Perhaps this is why it is so easy to romanticize our personal or collective past. Whether it is a season in our life like high school or event like a vacation, wedding, birth or death these events define us as individuals as surely as the Kennedy assassination, September 11, the Challenger and Columbia loses and the Capitol Insurrection define our collective identity.
These moments define us but even the good memories become destructive when we they restrain us from moving forward with our lives. We become like a dog tied to a stake barking at cars running by us until we wear a path in the grass, a path to nowhere.
The problem with locking into these events, moments and seasons is we live our lives forward not backward. You cannot drive a car forward by staring into the review mirror, you must look through the windshield. The answers to where you are going are looking forward in the windshield, not the rear view mirror. The mirrors give you a sense of where you were and what is coming up from behind and act as a touchstone but, will not warn you of the obstacles or allow the appreciation of the beauty lying ahead.
Live life looking forward. It is a beautiful view. Don’t miss it.
The Local 17 apprenticeship program is remaining virtual for the Spring Semester and all apprentices registered started their studies January 18.
Seven Local 17 apprentices are eligible for the Mechanics Exam.
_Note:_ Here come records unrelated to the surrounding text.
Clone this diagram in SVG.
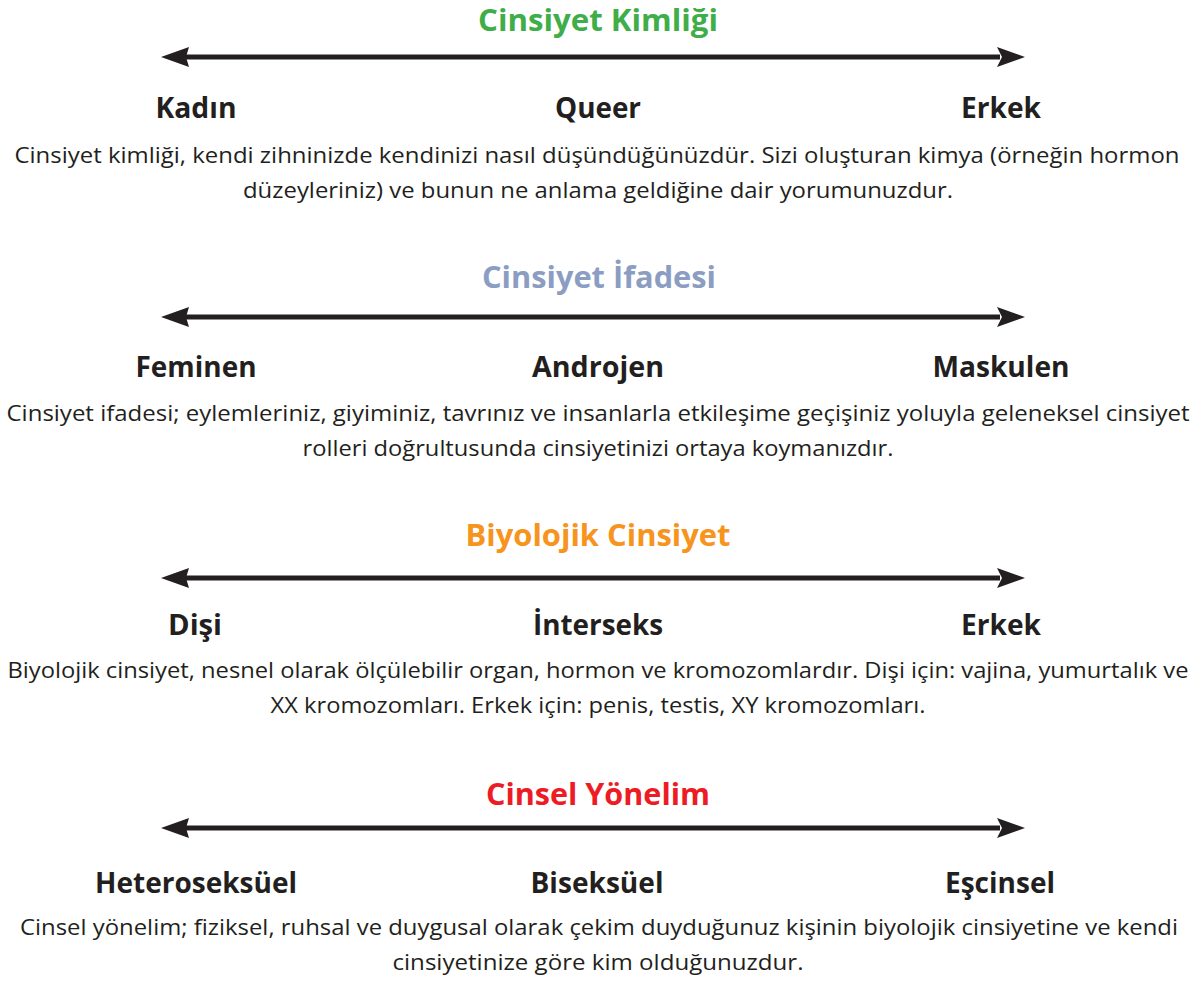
<svg xmlns="http://www.w3.org/2000/svg" width="1198" height="984" viewBox="0 0 1198 984">
<style>
.t{font-family:"Open Sans","Noto Sans","Liberation Sans",sans-serif;font-weight:700;font-size:30px;text-anchor:middle}
.l{font-family:"Open Sans","Noto Sans","Liberation Sans",sans-serif;font-weight:700;font-size:28px;fill:#231f20;text-anchor:middle}
.b{font-family:"Open Sans","Noto Sans","Liberation Sans",sans-serif;font-weight:400;font-size:21px;fill:#231f20;text-anchor:middle}
.ln{stroke:#231f20;stroke-width:5;fill:none}
.hd{fill:#231f20}
</style>
<defs>
<g id="arrow">
<line class="ln" x1="186" y1="0" x2="1000" y2="0"/>
<path class="hd" d="M161,0 L189,-10 L186,0 L189,10 Z"/>
<path class="hd" d="M1025,0 L997,-10 L1002,0 L997,10 Z"/>
</g>
</defs>
<g id="connectors">
<use href="#arrow" y="57"/>
<use href="#arrow" y="317"/>
<use href="#arrow" y="578"/>
<use href="#arrow" y="828"/>
</g>
<g id="section-kimlik">
<text class="t" x="598" y="31" fill="#3fae49" textLength="240" lengthAdjust="spacingAndGlyphs">Cinsiyet Kimliği</text>
<text class="l" x="196" y="118" textLength="81" lengthAdjust="spacingAndGlyphs">Kadın</text>
<text class="l" x="598" y="118" textLength="86" lengthAdjust="spacingAndGlyphs">Queer</text>
<text class="l" x="1001" y="118" textLength="80" lengthAdjust="spacingAndGlyphs">Erkek</text>
<text class="b" x="597" y="163" textLength="1165" lengthAdjust="spacingAndGlyphs">Cinsiyet kimliği, kendi zihninizde kendinizi nasıl düşündüğünüzdür. Sizi oluşturan kimya (örneğin hormon</text>
<text class="b" x="598" y="198" textLength="710" lengthAdjust="spacingAndGlyphs">düzeyleriniz) ve bunun ne anlama geldiğine dair yorumunuzdur.</text>
</g>
<g id="section-ifade">
<text class="t" x="599" y="288" fill="#8b9dc3" textLength="234" lengthAdjust="spacingAndGlyphs">Cinsiyet İfadesi</text>
<text class="l" x="196" y="377" textLength="121" lengthAdjust="spacingAndGlyphs">Feminen</text>
<text class="l" x="598" y="377" textLength="132" lengthAdjust="spacingAndGlyphs">Androjen</text>
<text class="l" x="1001" y="377" textLength="137" lengthAdjust="spacingAndGlyphs">Maskulen</text>
<text class="b" x="598" y="421" textLength="1183" lengthAdjust="spacingAndGlyphs">Cinsiyet ifadesi; eylemleriniz, giyiminiz, tavrınız ve insanlarla etkileşime geçişiniz yoluyla geleneksel cinsiyet</text>
<text class="b" x="598" y="456" textLength="591" lengthAdjust="spacingAndGlyphs">rolleri doğrultusunda cinsiyetinizi ortaya koymanızdır.</text>
</g>
<g id="section-biyolojik">
<text class="t" x="598" y="546" fill="#f7941d" textLength="265" lengthAdjust="spacingAndGlyphs">Biyolojik Cinsiyet</text>
<text class="l" x="195" y="635" textLength="54" lengthAdjust="spacingAndGlyphs">Dişi</text>
<text class="l" x="598" y="635" textLength="130" lengthAdjust="spacingAndGlyphs">İnterseks</text>
<text class="l" x="1001" y="635" textLength="80" lengthAdjust="spacingAndGlyphs">Erkek</text>
<text class="b" x="598" y="678" textLength="1181" lengthAdjust="spacingAndGlyphs">Biyolojik cinsiyet, nesnel olarak ölçülebilir organ, hormon ve kromozomlardır. Dişi için: vajina, yumurtalık ve</text>
<text class="b" x="598" y="713" textLength="655" lengthAdjust="spacingAndGlyphs">XX kromozomları. Erkek için: penis, testis, XY kromozomları.</text>
</g>
<g id="section-yonelim">
<text class="t" x="598" y="805" fill="#ed1c24" textLength="224" lengthAdjust="spacingAndGlyphs">Cinsel Yönelim</text>
<text class="l" x="196" y="893" textLength="202" lengthAdjust="spacingAndGlyphs">Heteroseksüel</text>
<text class="l" x="597" y="893" textLength="133" lengthAdjust="spacingAndGlyphs">Biseksüel</text>
<text class="l" x="1000" y="893" textLength="110" lengthAdjust="spacingAndGlyphs">Eşcinsel</text>
<text class="b" x="599" y="935" textLength="1158" lengthAdjust="spacingAndGlyphs">Cinsel yönelim; fiziksel, ruhsal ve duygusal olarak çekim duyduğunuz kişinin biyolojik cinsiyetine ve kendi</text>
<text class="b" x="598" y="970" textLength="411" lengthAdjust="spacingAndGlyphs">cinsiyetinize göre kim olduğunuzdur.</text>
</g>
</svg>
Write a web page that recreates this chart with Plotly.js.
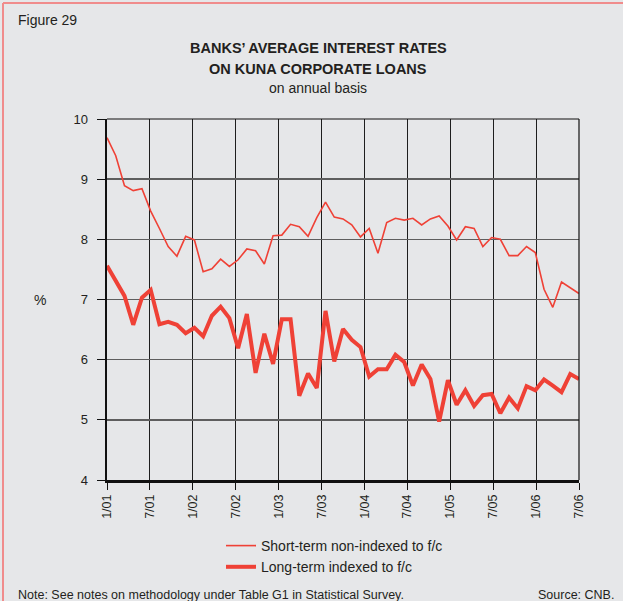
<!DOCTYPE html>
<html>
<head>
<meta charset="utf-8">
<script src="https://cdn.plot.ly/plotly-3.0.1.min.js"></script>
<style>html,body{margin:0;padding:0;background:#e6e7e9;}#chart{width:623px;height:601px;}</style>
</head>
<body>
<div id="chart"></div>
<script>
// Tick labels (half-year marks, 1/01 .. 7/06)
const tickLabels = ['1/01','7/01','1/02','7/02','1/03','7/03','1/04','7/04','1/05','7/05','1/06','7/06'];

// Short-term non-indexed to f/c (%)
const shortTerm = [9.69, 9.39, 8.89, 8.81, 8.84, 8.47, 8.18, 7.88, 7.72, 8.05,
  7.99, 7.46, 7.51, 7.67, 7.55, 7.66, 7.84, 7.81, 7.59, 8.06,
  8.07, 8.25, 8.21, 8.05, 8.36, 8.62, 8.37, 8.34, 8.24, 8.04,
  8.18, 7.77, 8.28, 8.35, 8.32, 8.35, 8.24, 8.34, 8.39, 8.22,
  7.99, 8.21, 8.18, 7.88, 8.03, 8.00, 7.73, 7.73, 7.88, 7.78,
  7.17, 6.87, 7.29, 7.19, 7.10];

// Long-term indexed to f/c (%)
const longTerm = [7.56, 7.30, 7.06, 6.58, 7.03, 7.16, 6.59, 6.63, 6.58, 6.44,
  6.53, 6.39, 6.73, 6.88, 6.69, 6.19, 6.76, 5.78, 6.43, 5.93,
  6.67, 6.67, 5.40, 5.77, 5.53, 6.81, 5.97, 6.51, 6.33, 6.21,
  5.72, 5.84, 5.84, 6.08, 5.96, 5.57, 5.92, 5.68, 4.97, 5.66,
  5.25, 5.49, 5.23, 5.41, 5.43, 5.11, 5.37, 5.19, 5.56, 5.49,
  5.67, 5.57, 5.46, 5.76, 5.68];

const seriesNames = ['Short-term non-indexed to f/c', 'Long-term indexed to f/c'];

const nPts = shortTerm.length;
const xIdx = shortTerm.map((_, i) => i);
const tickVals = tickLabels.map((_, k) => k * (nPts - 1) / (tickLabels.length - 1));

const red = '#ef4136';
const txt = '#231f20';
const font = 'Liberation Sans, Arial, Helvetica, sans-serif';

const traces = [
  {x: xIdx, y: shortTerm, type: 'scatter', mode: 'lines', name: seriesNames[0],
   line: {color: red, width: 1.6}},
  {x: xIdx, y: longTerm, type: 'scatter', mode: 'lines', name: seriesNames[1],
   line: {color: red, width: 4}}
];

// pixel helpers for paper coords of the plot area
const L = 107, R = 44, T = 119, B = 121, W = 623, H = 601;
const pw = W - L - R, ph = H - T - B;
const px = v => (v - L) / pw;
const py = v => (H - B - v) / ph;

const layout = {
  width: W, height: H,
  margin: {l: L, r: R, t: T, b: B, pad: 0},
  paper_bgcolor: '#e6e7e9',
  plot_bgcolor: '#e6e7e9',
  font: {family: font, color: txt, size: 13},
  showlegend: true,
  legend: {x: px(221), xanchor: 'left', y: py(530), yanchor: 'top',
    bgcolor: 'rgba(0,0,0,0)', font: {size: 14, color: txt}, tracegroupgap: 0},
  title: {text: ''},
  xaxis: {
    range: [0, nPts - 1], tickmode: 'array', tickvals: tickVals, ticktext: tickLabels,
    tickangle: -90, ticks: 'outside', ticklen: 7, tickwidth: 1, tickcolor: '#111',
    showline: true, linewidth: 2.5, linecolor: '#111',
    showgrid: true, gridcolor: '#1e1e1e', gridwidth: 1, zeroline: false,
    tickfont: {size: 12.5, color: txt}, fixedrange: true
  },
  yaxis: {
    range: [4, 10], dtick: 1, tick0: 4, ticks: 'outside', ticklen: 8, tickwidth: 1, tickcolor: '#111',
    showline: true, linewidth: 2.5, linecolor: '#111',
    showgrid: true, gridcolor: '#5e5e5e', gridwidth: 1.4, zeroline: false,
    tickfont: {size: 13, color: txt}, ticklabelstandoff: 6, fixedrange: true
  },
  shapes: [
    // plot frame top and right
    {type: 'line', xref: 'paper', yref: 'paper', x0: 0, x1: 1, y0: 1, y1: 1, line: {color: '#111', width: 1.2}},
    {type: 'line', xref: 'paper', yref: 'paper', x0: 1, x1: 1, y0: 0, y1: 1, line: {color: '#111', width: 1.2}},
    // page border (pink)
    {type: 'line', xref: 'paper', yref: 'paper', x0: px(3), x1: px(640), y0: py(3), y1: py(3), line: {color: '#f08c8c', width: 2}},
    {type: 'line', xref: 'paper', yref: 'paper', x0: px(3), x1: px(3), y0: py(3), y1: py(620), line: {color: '#f08c8c', width: 2}}
  ],
  annotations: [
    {text: 'Figure 29', xref: 'paper', yref: 'paper', x: px(16), y: py(20), xanchor: 'left', yanchor: 'middle',
     showarrow: false, font: {size: 14, color: txt}},
    {text: '<b>BANKS\u2019 AVERAGE INTEREST RATES</b>', xref: 'paper', yref: 'paper', x: px(318), y: py(48),
     xanchor: 'center', yanchor: 'middle', showarrow: false, font: {size: 14.5, color: txt}},
    {text: '<b>ON KUNA CORPORATE LOANS</b>', xref: 'paper', yref: 'paper', x: px(318), y: py(69),
     xanchor: 'center', yanchor: 'middle', showarrow: false, font: {size: 14.5, color: txt}},
    {text: 'on annual basis', xref: 'paper', yref: 'paper', x: px(318), y: py(88),
     xanchor: 'center', yanchor: 'middle', showarrow: false, font: {size: 14, color: txt}},
    {text: '%', xref: 'paper', yref: 'paper', x: px(40), y: py(300),
     xanchor: 'center', yanchor: 'middle', showarrow: false, font: {size: 14, color: txt}},
    {text: 'Note: See notes on methodology under Table G1 in Statistical Survey.', xref: 'paper', yref: 'paper',
     x: px(16), y: py(595), xanchor: 'left', yanchor: 'middle', showarrow: false, font: {size: 12.5, color: txt}},
    {text: 'Source: CNB.', xref: 'paper', yref: 'paper', x: px(616), y: py(595),
     xanchor: 'right', yanchor: 'middle', showarrow: false, font: {size: 12.5, color: txt}}
  ]
};

Plotly.newPlot('chart', traces, layout, {staticPlot: true, displayModeBar: false});
</script>
</body>
</html>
The Prometrics window for taking the exam runs February 8 through May 9. Rick Myers is willing to donate his time to assist apprentices preparing for the exam along with mentoring from Jerry Reitz and Tim Narowitz. The mentoring is available after registering for the review class on the NEIEP website.
If you hold a scaffolding certificate card and are in need of renewal, the Scaffolding and Access Industry Association (SAIA) is allowing online renewals of current certificates. This does not apply to new certificates or instructor renewals. For more information on this or any other continuing education opportunities access the NEIEP website (neiep.org) or contact Business Manager John Driscoll Jr. at 216-431-8088 or email him at JEDriscoll@iueclocal17.org.
Work in Local 17 has been strong through the past year as all companies have sought to keep those on their payrolls working. There is talk that there may be a slowdown coming the near future. There are four mechanics from Houston currently working for Schindler on the MetroHealth job and several Local 45 (Akron) members in the Cleveland jurisdiction. If there is a slow down in work, Local 17 will have to make changes to keep as many members working as possible. Article XXII of the Standard Agreement says mechanics can stay on a job until completion.
The Brothers and Sisters of Local 17 extend their condolences to the family of retiree Bob Hess, Sr who passed away December 16.
As of this writing there are two mechanics on the bench.
Until next month…
Work smart, work safe and slow down for safety.